Sonntag, 28. Juli 2013
Österreichische Polizei greift Zeltlager der Anatolischen Föderation in Kärnten an
Von Sükriye Akar und Thomas Eipeldauer, junge Welt vom 26.07.2013 /
Döbriach in Kärnten ist ein idyllischer Ort. Die Campanlage der Roten Falken in dem kleinen Ort hat einen Seezugang, Sport- und Beachvolleyballplätze, man kann sich Kanus ausleihen und abends Billard spielen. Zum elften Mal veranstaltet dort derzeit die Anatolische Föderation (AF), ein in Köln sitzender Dachverband von Migrantenvereinen, der antirassistische und demokratische Aufklärungsarbeit leistet, ein Kinder- und Familienferienlager. Der Tagesablauf besteht nicht unbedingt aus staatsgefährdenden Tätigkeiten: Frühstück, politische oder kulturelle Aktivitäten, Schwimmen, Lagerfeuer.

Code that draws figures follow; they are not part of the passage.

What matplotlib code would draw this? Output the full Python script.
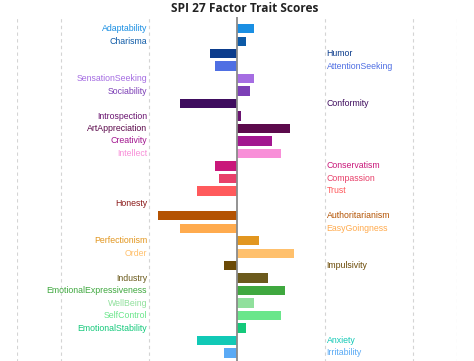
import matplotlib
matplotlib.use("Agg")
import matplotlib.pyplot as plt

traits = ["Adaptability", "Charisma", "Humor", "AttentionSeeking", "SensationSeeking",
          "Sociability", "Conformity", "Introspection", "ArtAppreciation", "Creativity",
          "Intellect", "Conservatism", "Compassion", "Trust", "Honesty",
          "Authoritarianism", "EasyGoingness", "Perfectionism", "Order", "Impulsivity",
          "Industry", "EmotionalExpressiveness", "WellBeing", "SelfControl",
          "EmotionalStability", "Anxiety", "Irritability"]
scores = [0.2, 0.1, -0.3, -0.25, 0.2,
          0.15, -0.65, 0.05, 0.6, 0.4,
          0.5, -0.25, -0.2, -0.45, 0.0,
          -0.9, -0.65, 0.25, 0.65, -0.15,
          0.35, 0.55, 0.2, 0.5,
          0.1, -0.45, -0.15]
colors = ["#1a8fe3", "#0d5aa7", "#0b3c8c", "#4f6fe3", "#a56de2",
          "#7c3fb6", "#3f0d5f", "#6a1470", "#5c0a4c", "#a2168f",
          "#f88fd8", "#c9187a", "#e8406a", "#ff5a5c", "#8c1b1b",
          "#b45302", "#ffab4e", "#e2961f", "#ffc06c", "#6b4a06",
          "#6b5a1c", "#3fa83f", "#90e09c", "#6ae68b",
          "#14c97b", "#11c9b6", "#5aaaf5"]
title = "SPI 27 Factor Trait Scores"

fig = plt.figure(figsize=(4.74, 3.61), dpi=100)
ax = fig.add_axes([16.7 / 474, -0.0102, (457 - 16.7) / 474, 0.9529 + 0.0102])

n = len(traits)
ypos = list(range(n))
ax.barh(ypos, scores, height=0.75, color=colors, zorder=2)
ax.set_xlim(-2.5, 2.5)
ax.set_ylim(n - 1 + 0.94, -0.94)

for gx in [-2.5, -2, -1, 1, 2, 2.5]:
    ax.axvline(gx, color="#d4d4d4", lw=0.8, ls=(0, (3, 3)), zorder=0)
ax.axvline(0, color="#8a8a8a", lw=1.3, zorder=3)

for y, t, v, c in zip(ypos, traits, scores, colors):
    if v >= 0:
        ax.text(-1.02, y, t, ha="right", va="center", color=c, fontsize=6.3,
                family="Liberation Sans")
    else:
        ax.text(1.02, y, t, ha="left", va="center", color=c, fontsize=6.3,
                family="Liberation Sans")

for s in ax.spines.values():
    s.set_visible(False)
ax.set_xticks([])
ax.set_yticks([])

fig.text(245 / 474, 0.995, title, ha="center", va="top", fontsize=8.6,
         fontweight="bold", family="Open Sans", color="#222222")

fig.savefig("out.png", dpi=100)
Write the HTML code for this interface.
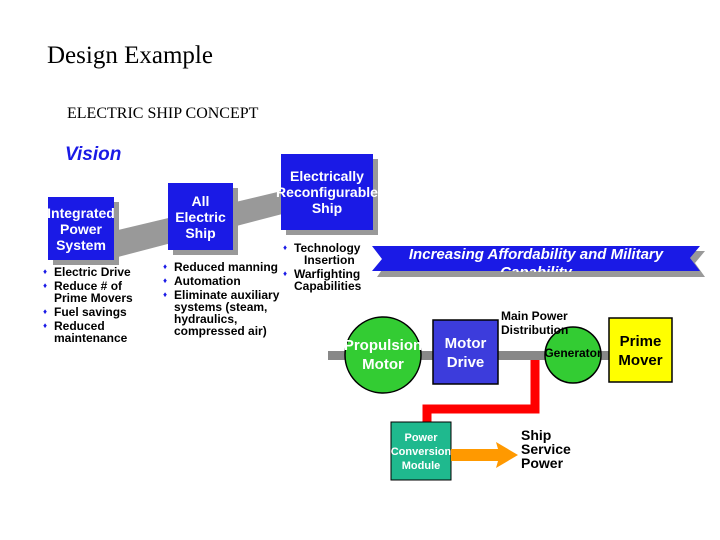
<!DOCTYPE html>
<html><head><style>
body{margin:0;width:720px;height:540px;background:#fff;position:relative;overflow:hidden;font-family:"Liberation Sans","DejaVu Sans",sans-serif}
.a{position:absolute;white-space:nowrap}
.box{position:absolute;background:#1a1ae6;color:#fff;font-weight:bold;text-align:center;box-shadow:5px 5px 0 #999;display:flex;align-items:center;justify-content:center;line-height:16px;font-size:14px}
ul{position:absolute;margin:0;padding:0;list-style:none;font-size:12px;font-weight:bold;line-height:12px}
li{padding-left:11px;position:relative;margin-bottom:2px}
li:before{content:"\2666";position:absolute;left:0;color:#1a1ae6;font-size:8px}
</style></head><body>
<svg width="720" height="540" style="position:absolute;left:0;top:0">
<polygon points="114,231 290,189 290,212 114,258" fill="#999"/>
<polygon points="377,251 705,251 695,263 705,277 377,277 386,264" fill="#999"/>
<polygon points="372,246 700,246 690,258 700,271 372,271 382,259" fill="#1a1ae6"/>
<rect x="328" y="351" width="282" height="9" fill="#888"/>
<polyline points="535,360 535,409 427,409 427,424" fill="none" stroke="#f00" stroke-width="9"/>
<circle cx="383" cy="355" r="38" fill="#3c3" stroke="#000" stroke-width="1.5"/>
<rect x="433" y="320" width="65" height="64" fill="#3c3cdc" stroke="#000" stroke-width="1.5"/>
<circle cx="573" cy="355" r="28" fill="#3c3" stroke="#000" stroke-width="1.5"/>
<rect x="609" y="318" width="63" height="64" fill="#ff0" stroke="#000" stroke-width="1.5"/>
<rect x="391" y="422" width="60" height="58" fill="#1fb98e" stroke="#000" stroke-width="1"/>
<polygon points="451,449 498,449 496,442 518,455 496,468 498,461 451,461" fill="#f90"/>
</svg>
<div class="a" style="left:47px;top:42px;font-family:'Liberation Serif',serif;font-size:25px">Design Example</div>
<div class="a" style="left:67px;top:105px;font-family:'Liberation Serif',serif;font-size:16px">ELECTRIC SHIP CONCEPT</div>
<div class="a" style="left:65px;top:144px;font-size:19px;font-weight:bold;font-style:italic;color:#1a1ae6">Vision</div>
<div class="box" style="left:48px;top:197px;width:66px;height:63px">Integrated<br>Power<br>System</div>
<div class="box" style="left:168px;top:183px;width:65px;height:67px">All<br>Electric<br>Ship</div>
<div class="box" style="left:281px;top:154px;width:92px;height:76px">Electrically<br>Reconfigurable<br>Ship</div>
<ul style="left:43px;top:266px"><li>Electric Drive</li><li>Reduce # of<br>Prime Movers</li><li>Fuel savings</li><li>Reduced<br>maintenance</li></ul>
<ul style="left:163px;top:261px"><li>Reduced manning</li><li>Automation</li><li>Eliminate auxiliary<br>systems (steam,<br>hydraulics,<br>compressed air)</li></ul>
<ul style="left:283px;top:242px"><li>Technology<br>&nbsp;&nbsp;&nbsp;Insertion</li><li>Warfighting<br>Capabilities</li></ul>
<div class="a" style="left:372px;top:246px;width:328px;text-align:center;color:#fff;font-weight:bold;font-style:italic;font-size:15px;line-height:18px;height:26px;overflow:hidden">Increasing Affordability and Military<br>Capability</div>
<div class="a" style="left:341px;top:336px;width:84px;text-align:center;color:#fff;font-weight:bold;font-size:15px;line-height:19px">Propulsion<br>Motor</div>
<div class="a" style="left:433px;top:334px;width:65px;text-align:center;color:#fff;font-weight:bold;font-size:15px;line-height:19px">Motor<br>Drive</div>
<div class="a" style="left:501px;top:309px;font-size:12px;font-weight:bold;line-height:14px">Main Power<br>Distribution</div>
<div class="a" style="left:537px;top:346px;width:72px;text-align:center;font-size:12px;font-weight:bold">Generator</div>
<div class="a" style="left:609px;top:332px;width:63px;text-align:center;font-weight:bold;font-size:15px;line-height:19px">Prime<br>Mover</div>
<div class="a" style="left:386px;top:431px;width:70px;text-align:center;color:#fff;font-weight:bold;font-size:11px;line-height:14px">Power<br>Conversion<br>Module</div>
<div class="a" style="left:521px;top:428px;font-size:14px;font-weight:bold;line-height:14px">Ship<br>Service<br>Power</div>
</body></html>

Dennoch drangen am frühen Donnerstag morgen rund hundert österreichische Polizisten in das Camp ein, konfiszierten die Pässe der Anwesenden und gaben zu verstehen, daß sie auf der Suche nach »illegalen« Personen seien. Augenzeugen zufolge soll auch ein Hubschrauber im Einsatz gewesen sein. »Gegen 7.30 Uhr öffneten sie das Zelt, in dem ich mit anderen schlief. Eine Frau in Zivil schrie: ›Aufstehen, Polizei.‹ Ich hab es scheinbar nicht gleich gehört und wurde dann mit einem Tritt auf den Unterschenkel geweckt«, schildert der 14jährige Deniz die Situation.

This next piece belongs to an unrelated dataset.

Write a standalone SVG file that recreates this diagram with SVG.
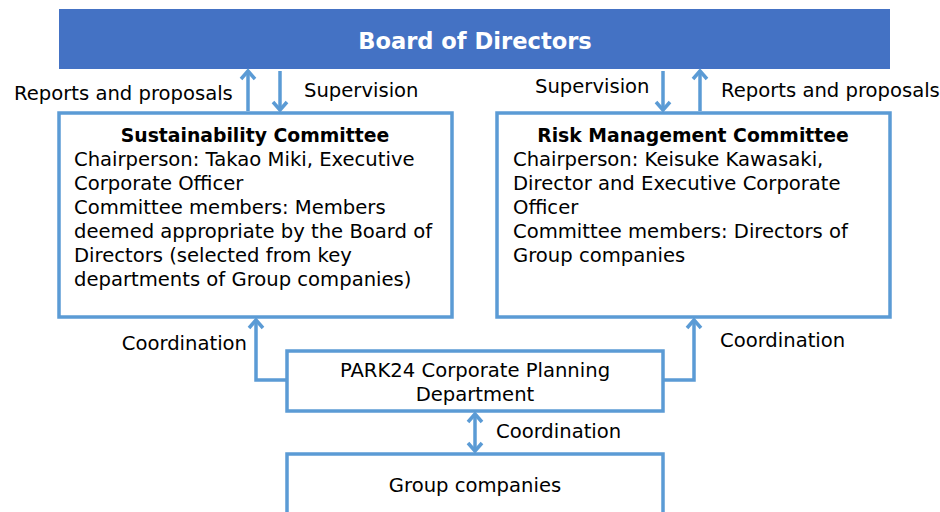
<svg xmlns="http://www.w3.org/2000/svg" width="940" height="512" viewBox="0 0 940 512">
<style>
.box{fill:#fff;stroke:#5B9BD5;stroke-width:3.5}
.t{font-family:"DejaVu Sans",Verdana,sans-serif;font-size:19.6px;fill:#000}
.b{font-weight:bold;font-size:18.8px}
.c{stroke:#5B9BD5;stroke-width:3.5;fill:none}
</style>
<defs>
<marker id="ah" markerUnits="userSpaceOnUse" viewBox="-12 -10 14 20" refX="0" refY="0" markerWidth="14" markerHeight="20" orient="auto-start-reverse" overflow="visible">
<path d="M-8,-7 L0,0 L-8,7" fill="none" stroke="#5B9BD5" stroke-width="3.5"/>
</marker>
</defs>
<g id="board">
<rect x="59" y="9" width="831" height="60" fill="#4472C4"/>
<text x="475" y="49" text-anchor="middle" class="t" style="font-weight:bold;font-size:22.6px;fill:#fff">Board of Directors</text>
</g>
<g id="sustainability">
<rect class="box" x="59" y="113" width="393" height="204"/>
<text class="t b" x="255" y="142" text-anchor="middle">Sustainability Committee</text>
<text class="t" x="74" y="166">Chairperson: Takao Miki, Executive</text>
<text class="t" x="74" y="190">Corporate Officer</text>
<text class="t" x="74" y="214">Committee members: Members</text>
<text class="t" x="74" y="238">deemed appropriate by the Board of</text>
<text class="t" x="74" y="262">Directors (selected from key</text>
<text class="t" x="74" y="286">departments of Group companies)</text>
</g>
<g id="risk">
<rect class="box" x="497" y="113" width="393" height="204"/>
<text class="t b" x="693" y="142" text-anchor="middle">Risk Management Committee</text>
<text class="t" x="513" y="166">Chairperson: Keisuke Kawasaki,</text>
<text class="t" x="513" y="190">Director and Executive Corporate</text>
<text class="t" x="513" y="214">Officer</text>
<text class="t" x="513" y="238">Committee members: Directors of</text>
<text class="t" x="513" y="262">Group companies</text>
</g>
<g id="planning">
<rect class="box" x="287" y="351" width="376" height="60"/>
<text class="t" x="475" y="377" text-anchor="middle">PARK24 Corporate Planning</text>
<text class="t" x="475" y="401" text-anchor="middle">Department</text>
</g>
<g id="group">
<rect class="box" x="287" y="454" width="376" height="70"/>
<text class="t" x="475" y="492" text-anchor="middle">Group companies</text>
</g>
<g id="connectors">
<line class="c" x1="248" y1="111" x2="248" y2="71" marker-end="url(#ah)"/>
<line class="c" x1="280" y1="71" x2="280" y2="110" marker-end="url(#ah)"/>
<line class="c" x1="663" y1="71" x2="663" y2="110" marker-end="url(#ah)"/>
<line class="c" x1="700" y1="111" x2="700" y2="71" marker-end="url(#ah)"/>
<polyline class="c" points="287,380 256,380 256,320" marker-end="url(#ah)"/>
<polyline class="c" points="663,380 694,380 694,320" marker-end="url(#ah)"/>
<line class="c" x1="475" y1="414" x2="475" y2="451" marker-start="url(#ah)" marker-end="url(#ah)"/>
<text class="t" x="14" y="100">Reports and proposals</text>
<text class="t" x="304" y="97">Supervision</text>
<text class="t" x="535" y="93">Supervision</text>
<text class="t" x="721" y="97">Reports and proposals</text>
<text class="t" x="247" y="350" text-anchor="end">Coordination</text>
<text class="t" x="720" y="347">Coordination</text>
<text class="t" x="496" y="438">Coordination</text>
</g>
</svg>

Auf Anfrage bei der Pressestelle der Kärntner Polizei erklärte ein Sprecher gegenüber jW, es handle sich »um eine normale fremdenpolizeiliche Kontrolle«. Man wolle nur schauen, »ob sich da jemand illegal aufhält«. Die Nachfrage, ob es einen Zusammenhang mit den Verhaftungen von Mitgliedern der Anatolischen Föderation Ende Juni in Deutschland gäbe, wurde verneint.
Das allerdings vermutet nicht nur die im Camp anwesende Menschenrechtsaktivistin Sandra Bakutz, die vor einigen Jahren selbst von türkischen Behörden gefangengenommen worden war. »Es liegt nahe, daß es einen Zusammenhang mit den jüngsten Verfolgungen von Aktivisten der Anatolischen Föderation gibt«, sagt sie gegenüber jW.
Seit dem 26. Juni geht die deutsche Bundesanwaltschaft massiv gegen den Dachverband vor. Vier Menschen, darunter die Vorsitzende der AF, Latife A., wurden wegen des Vorwurfs, die türkische Organisation DHKP-C zu unterstützen, verhaftet. Schon dabei assistierten österreichische Beamte: Auf Geheiß ihrer deutschen Kollegen nahmen sie Yusuf T. fest, der nun in der Justizanstalt Wien-Josefstadt auf eine möglicherweise bevorstehende Übergabe an die deutschen Behörden wartet. Mittlerweile sitzt auch ein zweiter türkischer Aktivist in österreichischem Gewahrsam. Özgur A. droht ebenfalls die Auslieferung nach Deutschland.
Die vermeintliche »fremdenpolizeiliche Kontrolle« des Sommercamps führte gestern zu keinen Verhaftungen, da sich keine »illegalen Personen« dort aufhielten. Klar ist aber, daß sich angesichts der andauernden Proteste in der Türkei die Situation linker türkischer und kurdischer Migrantenorganisationen in Europa zuspitzt. Denn bei aller verbalen Distanz zum brutalen Vorgehen der AKP-Regierung in der Türkei – die Länder der Europäischen Union, insbesondere Deutschland, stehen treu hinter ihrem Handelspartner und NATO-Freund Recep Tayyip Erdogan.